Is Lago really free?

The self-hosted version under AGPLv3 is free with no revenue caps or per-event fees. You can deploy it via Docker or Kubernetes and run it without paying Lago anything. The catch is operational cost. You need engineering time to deploy, maintain, upgrade, and monitor the system. The cloud version has a free Starter tier that covers the first $250K in cumulative revenue, after which a 0.75% fee applies. Premium features like the customer portal and advanced analytics require paid plans starting at $599/month.

What is the easiest Lago alternative to set up?

Stripe Billing is the fastest to deploy if you are already processing payments through Stripe. The no-code pricing tables and pre-built subscription pages can be live in hours. For a more complete solution, Hyperline claims implementation in under a week, with many companies completing setup in days even for usage-based models. Both are significantly faster than Lago's self-hosted deployment, which requires engineering capacity for Docker or Kubernetes setup, database configuration, and ongoing maintenance.

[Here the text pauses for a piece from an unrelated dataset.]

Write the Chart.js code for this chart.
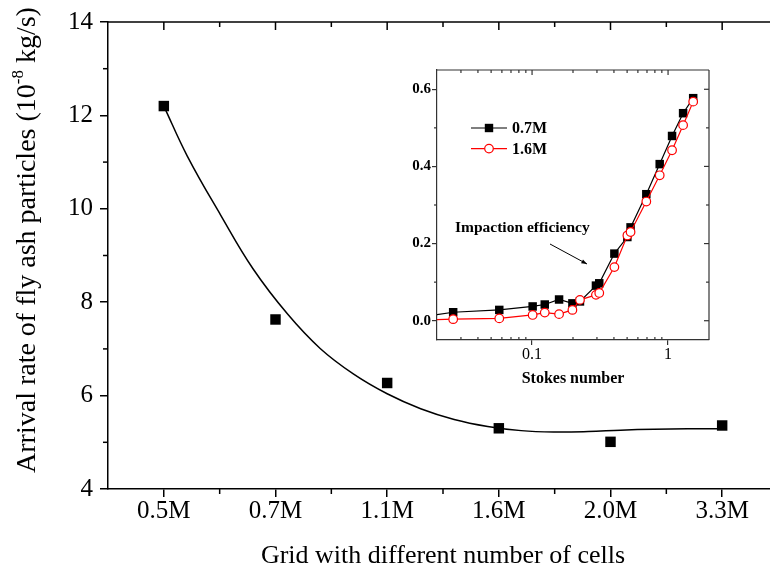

Which Lago alternative is best for usage-based billing?
Hyperline and Metronome both offer native usage metering as a core feature. Metronome specializes in high-throughput event ingestion for AI and infrastructure companies processing billions of events, which is why OpenAI and Anthropic use it. Hyperline provides real-time consumption tracking, metered products, seat-based billing, and prepaid credit management in a broader platform that also covers CPQ and invoicing. Chargebee and Stripe Billing support usage-based models too, but with less specialized metering infrastructure. Your choice depends on scale: Metronome for massive event volumes, Hyperline for a complete managed billing stack with strong usage support.

Does the Stripe acquisition of Metronome affect existing Metronome customers?

Stripe acquired Metronome in January 2026 for approximately $1B. For existing customers, the platform continues to operate. The long-term impact is unclear, but Metronome's product roadmap will likely align more closely with Stripe's ecosystem over time. Teams evaluating Metronome should consider how comfortable they are with deeper Stripe coupling. If payment provider independence matters to you, alternatives like Hyperline (which works with Stripe, GoCardless, Airwallex, and Mollie) offer more flexibility on that front.

Can I migrate from Lago to a managed platform without losing data?

Migration is possible but requires planning. Hyperline's High Volume plan includes historical data import and dedicated migration support. Chargebee and Maxio offer migration paths for enterprise customers. The main challenges are maintaining active subscriptions during the transition, migrating stored payment methods (which requires coordination with your payment processor), and ensuring revenue recognition continuity. The cleanest approach is to migrate at a natural billing cycle boundary so existing subscriptions renew on the new platform. Plan for a parallel-run period where both systems operate simultaneously to catch discrepancies.